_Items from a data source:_
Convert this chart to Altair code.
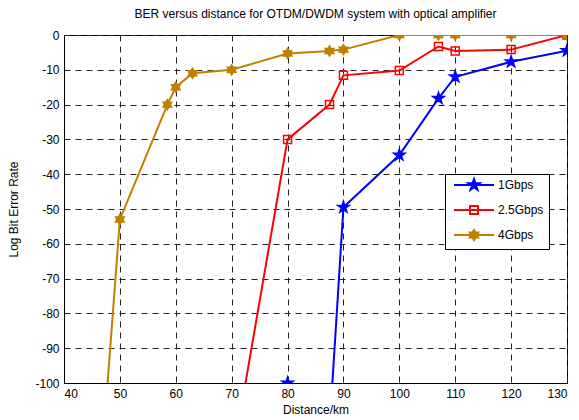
import math
import altair as alt
import pandas as pd

# ---- data ----
series_names = ["1Gbps", "2.5Gbps", "4Gbps"]
series_colors = ["#0000FF", "#FF0000", "#BF8000"]
series_fills = ["#0000FF", "transparent", "#BF8000"]

# first point of each series lies below the visible range (line enters from the bottom)
dist_1g = [80, 90, 100, 107, 110, 120, 130]
ber_1g = [-304, -49.5, -34.5, -18.2, -12, -7.7, -4.5]

dist_25g = [70, 80, 87.5, 90, 100, 107, 110, 120, 130]
ber_25g = [-123, -30, -20, -11.6, -10.2, -3.3, -4.6, -4.2, 0]

dist_4g = [40, 50, 58.5, 60, 63, 70, 80, 87.5, 90, 100, 107, 110, 120, 130]
ber_4g = [-267, -53, -20, -15, -11, -10, -5.3, -4.6, -4.2, 0, 0, 0, 0, 0]

# marker sitting on the bottom edge for 1Gbps
floor_dist = [80]
floor_ber = [-100]
floor_series = ["1Gbps"]

x_ticks = [40, 50, 60, 70, 80, 90, 100, 110, 120, 130]
y_ticks = [0, -10, -20, -30, -40, -50, -60, -70, -80, -90, -100]

# ---- tables ----
rows = []
for name, xs, ys in zip(series_names, [dist_1g, dist_25g, dist_4g], [ber_1g, ber_25g, ber_4g]):
    for i, (xv, yv) in enumerate(zip(xs, ys)):
        rows.append({"series": name, "dist": xv, "ber": yv, "idx": i})
df = pd.DataFrame(rows)

markers = df[df["ber"] >= -100].copy()
markers = pd.concat([markers, pd.DataFrame({"series": floor_series, "dist": floor_dist, "ber": floor_ber, "idx": 0})])


# ---- marker shapes ----
def star(n, r_out, r_in):
    pts = []
    for k in range(2 * n):
        r = r_out if k % 2 == 0 else r_in
        a = -math.pi / 2 + k * math.pi / n
        pts.append(f"{r * math.cos(a):.3f},{r * math.sin(a):.3f}")
    return "M" + "L".join(pts) + "Z"


star5 = star(5, 1.2, 0.46)
square = "M-0.8,-0.8L0.8,-0.8L0.8,0.8L-0.8,0.8Z"
hexa = star(6, 1.0, 0.6)
plot_shapes = [star5, square, hexa]
legend_line = "M-4,0L4,0"
legend_shapes = [legend_line + s for s in plot_shapes]

FONT = "Liberation Sans"

GRID = dict(grid=True, gridColor="#222222", gridDash=[6, 5], gridWidth=1, gridOpacity=1,
            ticks=False, domainColor="black", domainWidth=1,
            labelFont=FONT, labelFontSize=12, labelColor="black",
            titleFont=FONT, titleFontSize=12, titleFontWeight="normal", titleColor="black")

xaxis = alt.Axis(values=x_ticks, title="Distance/km", labelPadding=5, titlePadding=5, **GRID)
yaxis = alt.Axis(values=y_ticks, title="Log Bit Error Rate", labelPadding=5, titlePadding=14,
                 labelExpr="'' + datum.value", labelOverlap=False, **GRID)

xscale = alt.Scale(domain=[40, 130], nice=False, zero=False)
yscale = alt.Scale(domain=[-100, 0], nice=False, zero=False)


def xenc():
    return alt.X("dist:Q", scale=xscale, axis=xaxis)


def yenc():
    return alt.Y("ber:Q", scale=yscale, axis=yaxis)


color_scale = alt.Scale(domain=series_names, range=series_colors)
fill_scale = alt.Scale(domain=series_names, range=series_fills)

lines = alt.Chart(df).mark_line(clip=True, strokeWidth=2).encode(
    x=xenc(), y=yenc(),
    color=alt.Color("series:N", scale=color_scale, legend=None),
    order="idx:Q",
)

points = alt.Chart(markers).mark_point(clip=True, filled=True, size=100, strokeWidth=1.5, opacity=1).encode(
    x=xenc(), y=yenc(),
    shape=alt.Shape("series:N", scale=alt.Scale(domain=series_names, range=plot_shapes), legend=None),
    fill=alt.Fill("series:N", scale=fill_scale, legend=None),
    stroke=alt.Stroke("series:N", scale=color_scale, legend=None),
)

leg = alt.Legend(
    title=None, orient="none", legendX=381, legendY=139,
    strokeColor="black", fillColor="white", padding=5,
    symbolSize=100, symbolStrokeWidth=2, symbolOffset=18, labelOffset=18,
    rowPadding=8, labelFont=FONT, labelFontSize=12, labelColor="black",
)

legend_layer = alt.Chart(df).transform_filter("datum.dist < -1000").mark_point(
    filled=True, size=100, strokeWidth=2, opacity=1
).encode(
    x=xenc(), y=yenc(),
    shape=alt.Shape("series:N", scale=alt.Scale(domain=series_names, range=legend_shapes), legend=leg),
    fill=alt.Fill("series:N", scale=alt.Scale(domain=series_names, range=series_fills), legend=leg),
    stroke=alt.Stroke("series:N", scale=alt.Scale(domain=series_names, range=series_colors), legend=leg),
)

chart = alt.layer(lines, points, legend_layer).resolve_scale(
    shape="independent", fill="independent", stroke="independent", color="independent"
).properties(
    width=503, height=348,
    background="white",
    autosize=alt.AutoSizeParams(type="none"),
    padding={"left": 56, "top": 27, "right": 4, "bottom": 32},
    title=alt.TitleParams("BER versus distance for OTDM/DWDM system with optical amplifier",
                          font=FONT, fontSize=12, fontWeight="normal", color="black",
                          anchor="middle", frame="group", offset=8),
).configure_view(
    stroke="black", strokeWidth=1,
)

chart.save("out.html", embed_options={"renderer": "svg", "actions": False})
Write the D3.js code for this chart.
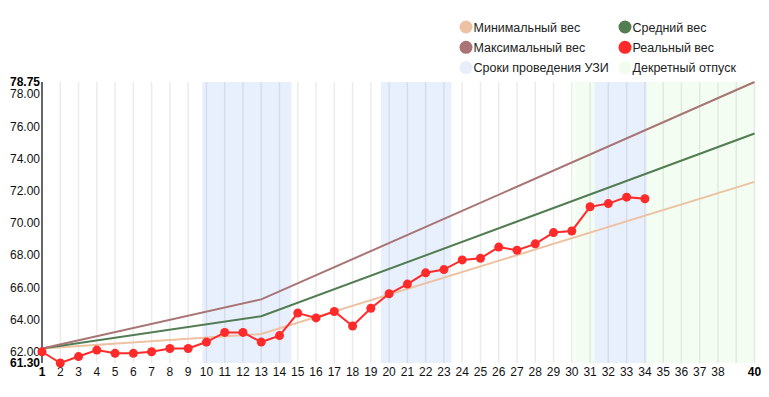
<!DOCTYPE html>
<html>
<head>
<meta charset="utf-8">
<script src="https://cdn.jsdelivr.net/npm/d3@7"></script>
<style>
  body { margin: 0; background: #fff; }
  svg { display: block; font-family: Arial, "Liberation Sans", sans-serif; }
</style>
</head>
<body>
<div id="chart"></div>
<script>
// weeks of pregnancy and measured weight
const realWeeks = d3.range(1, 35);
const realWeight = [62.0, 61.3, 61.7, 62.1, 61.9, 61.9, 62.0, 62.2, 62.2, 62.6,
                    63.2, 63.2, 62.6, 63.0, 64.4, 64.1, 64.5, 63.6, 64.7, 65.6,
                    66.2, 66.9, 67.1, 67.7, 67.8, 68.5, 68.3, 68.7, 69.4, 69.5,
                    71.0, 71.2, 71.6, 71.5];

// norm lines, read at the break points
const normWeeks = [1, 13, 40];
const minWeight = [62.2, 63.1, 72.55];
const avgWeight = [62.2, 64.2, 75.55];
const maxWeight = [62.2, 65.25, 78.75];

// shaded periods (in weeks)
const uziPeriods = [[9.77, 14.65], [19.55, 23.4], [31.25, 34.1]];
const leavePeriods = [[30.15, 40]];

const xTicks = d3.range(2, 39);
const xBounds = [1, 40];
const yTicks = [62, 64, 66, 68, 70, 72, 74, 76, 78];
const yBounds = [61.3, 78.75];

const legendItems = [
    { label: "Минимальный вес", color: "#ecc2a2" },
    { label: "Средний вес", color: "#527c52" },
    { label: "Максимальный вес", color: "#a87474" },
    { label: "Реальный вес", color: "#ff2a2a" },
    { label: "Сроки проведения УЗИ", color: "#e8eefd" },
    { label: "Декретный отпуск", color: "#f0fdee" }
];

const width = 769, height = 397;
const plotLeft = 42, plotRight = 754.5, plotTop = 82, plotBottom = 363;

const x = d3.scaleLinear().domain([1, 40]).range([plotLeft, plotRight]);
const y = d3.scaleLinear().domain(yBounds).range([plotBottom, plotTop]);

const svg = d3.select("#chart").append("svg")
    .attr("width", width)
    .attr("height", height);

// periods
svg.append("g").selectAll("rect")
    .data(leavePeriods)
    .join("rect")
    .attr("x", d => x(d[0]))
    .attr("width", d => x(d[1]) - x(d[0]))
    .attr("y", plotTop).attr("height", plotBottom - plotTop)
    .attr("fill", "#f3fdf1");

svg.append("g").selectAll("rect")
    .data(uziPeriods)
    .join("rect")
    .attr("x", d => x(d[0]))
    .attr("width", d => x(d[1]) - x(d[0]))
    .attr("y", plotTop).attr("height", plotBottom - plotTop)
    .attr("fill", "#e9f0fd");

// grid
svg.append("g").selectAll("line")
    .data(d3.range(1, 41))
    .join("line")
    .attr("x1", d => x(d)).attr("x2", d => x(d))
    .attr("y1", plotTop).attr("y2", plotBottom)
    .attr("stroke", "#000")
    .attr("stroke-opacity", 0.08)
    .attr("stroke-width", 1.5);

// y axis
svg.append("line")
    .attr("x1", plotLeft).attr("x2", plotLeft)
    .attr("y1", plotTop).attr("y2", plotBottom)
    .attr("stroke", "#666").attr("stroke-width", 2);

const yAxis = svg.append("g").attr("font-size", 12);
yAxis.selectAll("text.tick")
    .data(yTicks)
    .join("text")
    .attr("class", "tick")
    .attr("x", 40).attr("y", d => y(d)).attr("dy", "0.36em")
    .attr("text-anchor", "end")
    .attr("fill", "#111")
    .text(d => d3.format(".2f")(d));
yAxis.selectAll("text.bound")
    .data(yBounds)
    .join("text")
    .attr("class", "bound")
    .attr("x", 40).attr("y", d => y(d)).attr("dy", "0.36em")
    .attr("text-anchor", "end")
    .attr("font-weight", "bold")
    .attr("fill", "#000")
    .text(d => d3.format(".2f")(d));

// x axis labels
const xAxis = svg.append("g").attr("font-size", 12);
xAxis.selectAll("text.tick")
    .data(xTicks)
    .join("text")
    .attr("class", "tick")
    .attr("x", d => x(d)).attr("y", 376)
    .attr("text-anchor", "middle")
    .attr("fill", "#111")
    .text(d => d);
xAxis.selectAll("text.bound")
    .data(xBounds)
    .join("text")
    .attr("class", "bound")
    .attr("x", d => x(d)).attr("y", 376)
    .attr("text-anchor", "middle")
    .attr("font-weight", "bold")
    .attr("fill", "#000")
    .text(d => d);

// norm lines
const line = d3.line()
    .x(d => x(d[0]))
    .y(d => y(d[1]));

[[minWeight, legendItems[0].color], [avgWeight, legendItems[1].color], [maxWeight, legendItems[2].color]]
    .forEach(([vals, color]) => {
        svg.append("path")
            .datum(d3.zip(normWeeks, vals))
            .attr("d", line)
            .attr("fill", "none")
            .attr("stroke", color)
            .attr("stroke-width", 2);
    });

// real weight
const real = d3.zip(realWeeks, realWeight);
svg.append("path")
    .datum(real)
    .attr("d", line)
    .attr("fill", "none")
    .attr("stroke", "#ff2a2a")
    .attr("stroke-width", 2);

svg.append("g").selectAll("circle")
    .data(real)
    .join("circle")
    .attr("cx", d => x(d[0]))
    .attr("cy", d => y(d[1]))
    .attr("r", 4.5)
    .attr("fill", "#ff2a2a");

// legend
const legend = svg.append("g")
    .selectAll("g")
    .data(legendItems)
    .join("g")
    .attr("transform", (d, i) => `translate(${i % 2 ? 625 : 466},${27 + Math.floor(i / 2) * 20.3})`);

legend.append("circle")
    .attr("r", 6.5)
    .attr("fill", d => d.color);

legend.append("text")
    .attr("x", 7.5)
    .attr("dy", "0.36em")
    .attr("font-size", 12.5)
    .attr("fill", "#222")
    .text(d => d.label);
</script>
</body>
</html>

_SHORT TASK:_ Transcribe the opening line of the listing above, please, and every line after it through the line with "ber_1g = [-304, -49.5, -34.5, -18.2, -12, -7.7, -4.5]", word for word, without pictures.

_OUTPUT:_
Convert this chart to Altair code.
import math
import altair as alt
import pandas as pd

# ---- data ----
series_names = ["1Gbps", "2.5Gbps", "4Gbps"]
series_colors = ["#0000FF", "#FF0000", "#BF8000"]
series_fills = ["#0000FF", "transparent", "#BF8000"]

# first point of each series lies below the visible range (line enters from the bottom)
dist_1g = [80, 90, 100, 107, 110, 120, 130]
ber_1g = [-304, -49.5, -34.5, -18.2, -12, -7.7, -4.5]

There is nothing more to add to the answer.